The audit trail completeness question is crucial for regulated industries. With manual entry, you only see the Trackwise side. With API integration, implement bidirectional logging - log the API transaction in both the source system and Trackwise. Include timestamps, data payloads, and validation results. This creates a complete audit chain. Also, ensure your API service account permissions are properly scoped and logged. We’ve had auditors specifically request API integration logs to verify data integrity controls.

Having implemented both approaches across multiple sites, I can share some comparative insights on all three focus areas.

API Data Validation vs. Manual Entry Oversight: API integration forces you to formalize validation rules that are often implicit with manual entry. This is actually beneficial. We built a validation framework in our integration middleware that checks:

  • Required field completeness (risk title, assessment date, owner)
  • Data type and format consistency (numeric scores, date formats, picklist values)
  • Business rule compliance (probability-impact alignment, mitigation requirements for high risks)
  • Cross-reference validation (valid product IDs, existing control references)

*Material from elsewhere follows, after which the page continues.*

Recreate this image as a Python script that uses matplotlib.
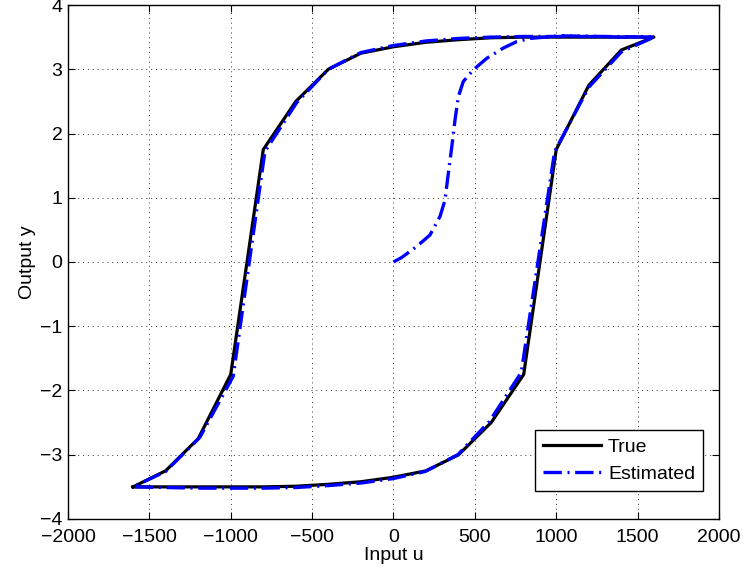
import matplotlib
matplotlib.use("Agg")
import matplotlib.pyplot as plt

plt.rcParams['font.family'] = ['Liberation Sans', 'DejaVu Sans']

# True hysteresis loop
true_u = [-1600, -1400, -1200, -1000, -800, -600, -400, -200, 0, 200, 400, 600, 800, 1000, 1200, 1400, 1600,
          1400, 1200, 1000, 800, 600, 400, 200, 0, -200, -400, -600, -800, -1000, -1200, -1400, -1600]
true_y = [-3.5, -3.25, -2.75, -1.75, 1.75, 2.5, 3.0, 3.25, 3.35, 3.42, 3.46, 3.49, 3.5, 3.5, 3.5, 3.5, 3.5,
          3.3, 2.75, 1.75, -1.75, -2.5, -3.0, -3.25, -3.35, -3.42, -3.46, -3.49, -3.5, -3.5, -3.5, -3.5, -3.5]

# Estimated response (starts at origin)
est_u = [0, 50, 142, 224, 286, 316, 337, 358, 378, 398, 429, 490, 573, 675, 757, 839, 1023, 1300, 1600,
         1400, 1200, 990, 785, 590, 395, 195, 0, -200, -400, -600, -800, -1000, -1200, -1400, -1600,
         -1400, -1190, -985, -790, -595, -400, -200, 0, 200, 400, 600, 800, 1000, 1200, 1400, 1600]
est_y = [0.0, 0.07, 0.24, 0.42, 0.71, 0.96, 1.38, 1.79, 2.21, 2.57, 2.81, 2.99, 3.17, 3.33, 3.43, 3.48, 3.52, 3.51, 3.5,
         3.27, 2.72, 1.72, -1.72, -2.48, -3.0, -3.26, -3.37, -3.44, -3.48, -3.51, -3.52, -3.52, -3.52, -3.51, -3.5,
         -3.26, -2.73, -1.78, 1.72, 2.48, 3.0, 3.26, 3.37, 3.44, 3.48, 3.5, 3.51, 3.51, 3.51, 3.5, 3.5]

xticks = [-2000, -1500, -1000, -500, 0, 500, 1000, 1500, 2000]
yticks = [-4, -3, -2, -1, 0, 1, 2, 3, 4]

fig = plt.figure(figsize=(7.43, 5.75), dpi=100)
ax = fig.add_axes([0.0915, 0.0974, 0.8762, 0.8939])

ax.plot(true_u, true_y, color='black', lw=2.3, label='True', zorder=3)
ax.plot(est_u, est_y, color='#0000ff', lw=2.4, linestyle=(0, (5.5, 1.7, 0.6, 1.7)),
        label='Estimated', zorder=4)

ax.set_xlim(-2000, 2000)
ax.set_ylim(-4, 4)
ax.set_xticks(xticks)
ax.set_yticks(yticks)
ax.set_xticklabels(['\u2212' + str(abs(t)) if t < 0 else str(t) for t in xticks])
ax.set_yticklabels(['\u2212' + str(abs(t)) if t < 0 else str(t) for t in yticks])
ax.tick_params(direction='in', top=True, right=True, labelsize=14, length=5, width=0.8)
ax.tick_params(axis='x', pad=7)
ax.tick_params(axis='y', pad=4)
ax.grid(True, linestyle=(0, (1, 4)), color='black', linewidth=0.7, alpha=0.8)
for s in ax.spines.values():
    s.set_linewidth(1.0)

ax.set_xlabel('Input u', fontsize=14, labelpad=1)
ax.set_ylabel('Output y', fontsize=14, labelpad=3)

leg = ax.legend(loc='lower right', fontsize=14, fancybox=False, framealpha=1,
                edgecolor='black', handlelength=3.0, borderpad=0.4, labelspacing=0.5,
                handletextpad=0.36, borderaxespad=0, bbox_to_anchor=(0.9754, 0.0545))
leg.get_frame().set_linewidth(1.0)

fig.savefig('out.png', dpi=100)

Manual entry relied on analyst judgment, which varied by person. API validation is consistent and documented. However, you lose the human ability to catch subtle contextual issues - like a risk description that’s technically valid but doesn’t make business sense. We address this with exception reporting that flags statistical outliers for review.

Manual Entry Oversight Benefits: The oversight isn’t lost with API integration - it shifts earlier in the workflow. Instead of analysts transcribing data, they now review exception reports and spot-check automated imports. We sample 10% of API-integrated records monthly for quality review. This is actually more effective than 100% manual entry because analysts focus on verification rather than data input, and they can review larger volumes.

Audit Trail Completeness: API integration provides superior audit trails if implemented properly. Our approach includes:

  • Source system record ID stored in Trackwise custom field
  • API transaction logging with request/response payloads
  • Integration timestamp and version tracking
  • Validation rule version applied to each record

This creates a complete chain of custody from source assessment to Trackwise record. Manual entry only shows ‘Analyst X created record on Date Y’ - you can’t trace back to the source. For regulatory audits, this enhanced traceability has been valuable.

Unexpected Data Quality Issues: The biggest surprise was reference data synchronization. Risk assessments reference products, facilities, and control measures. If those master data elements aren’t synchronized between systems, API integration fails or creates orphaned references. We had to implement master data sync before risk integration. Also, watch for data evolution - if your source system adds new risk categories or changes scoring algorithms, your integration validation rules need updates.

My recommendation: Start with API integration for standard risk assessments, implement robust validation and logging, and maintain manual entry capability for complex or unusual cases. The efficiency gains are substantial (we reduced data entry time by 75%), and data quality actually improved due to consistent validation. The key is investing upfront in comprehensive validation logic and audit trail design.

From an audit trail perspective, API integration is actually superior if configured correctly. Manual entry shows ‘who entered’ but not ‘where data originated’. With API integration, we include source system references in custom fields, so auditors can trace back to the original risk assessment tool. The Trackwise audit log shows both the API service account and the source system ID. This provides better traceability than manual transcription.